Paula M. Kane, an associate professor of contemporary Catholic studies at the University of Pittsburgh, says Houck's language appears to revive a traditional model of male spirituality that refers to men as the top dog and women as a complement.

"That hasn't served women well," said Kane, an editor of Gender Identities in American Catholicism. "It's meant that men had the power, while women put the flowers on the altar."

The King's Men follows in the tradition of the Promise Keepers, an evangelical Christian men's group that flourished in the mid-1990s, said Stephen B. Boyd, a professor of religion at Wake Forest University and author of The Men We Long to Be: Beyond Lonely Warriors and Desperate Lovers.

The Promise Keepers had a conservative view of men's and women's roles, but it also promoted the value of men opening up and sharing their emotions with other men, Boyd said.

"In some ways, it's difficult to understand what a man's supposed to be like these days," he said. "Increasing numbers of us are not the only primary breadwinners. Our jobs have changed so much that the superior physical strength that made it natural for us to be the breadwinner, well, it doesn't take that to sit in front of a computer.

"When things are up in the air," he said, "one clear option is to go" traditional.

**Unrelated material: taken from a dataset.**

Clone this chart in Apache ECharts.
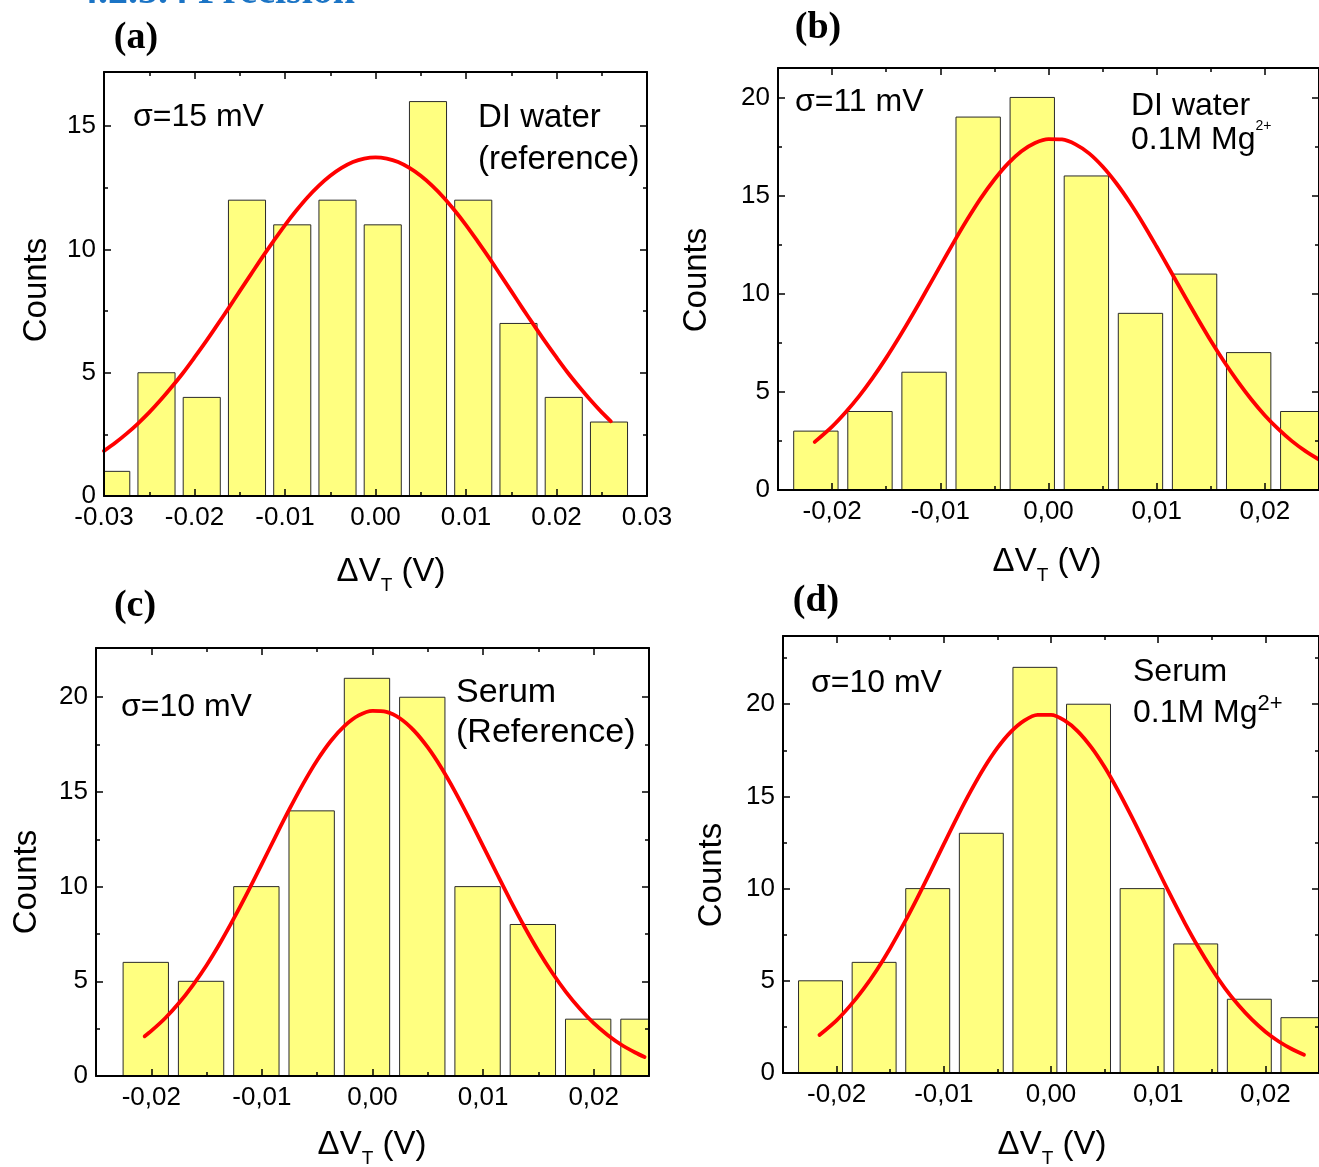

During the retreat weekend, Mass was held outdoors in a clearing. The campers arranged logs as pews; lifted rocks to form an altar; and shaped branches, mud, and rocks to create a grotto.

After the retreats, the men are expected to go back to their communities and put their faith into practice in their churches and relationships at home.

"When you come home from work and you're tired, you tend to want to retreat. You think, 'I've provided for my family, and it's done,' " said Mark Jurchak, 52, an engineer from Chadds Ford who attended the weekend with his 17-year-old son, Matthew.

"But I'm called to be a husband and a father, and I have to realize the strength to act on it."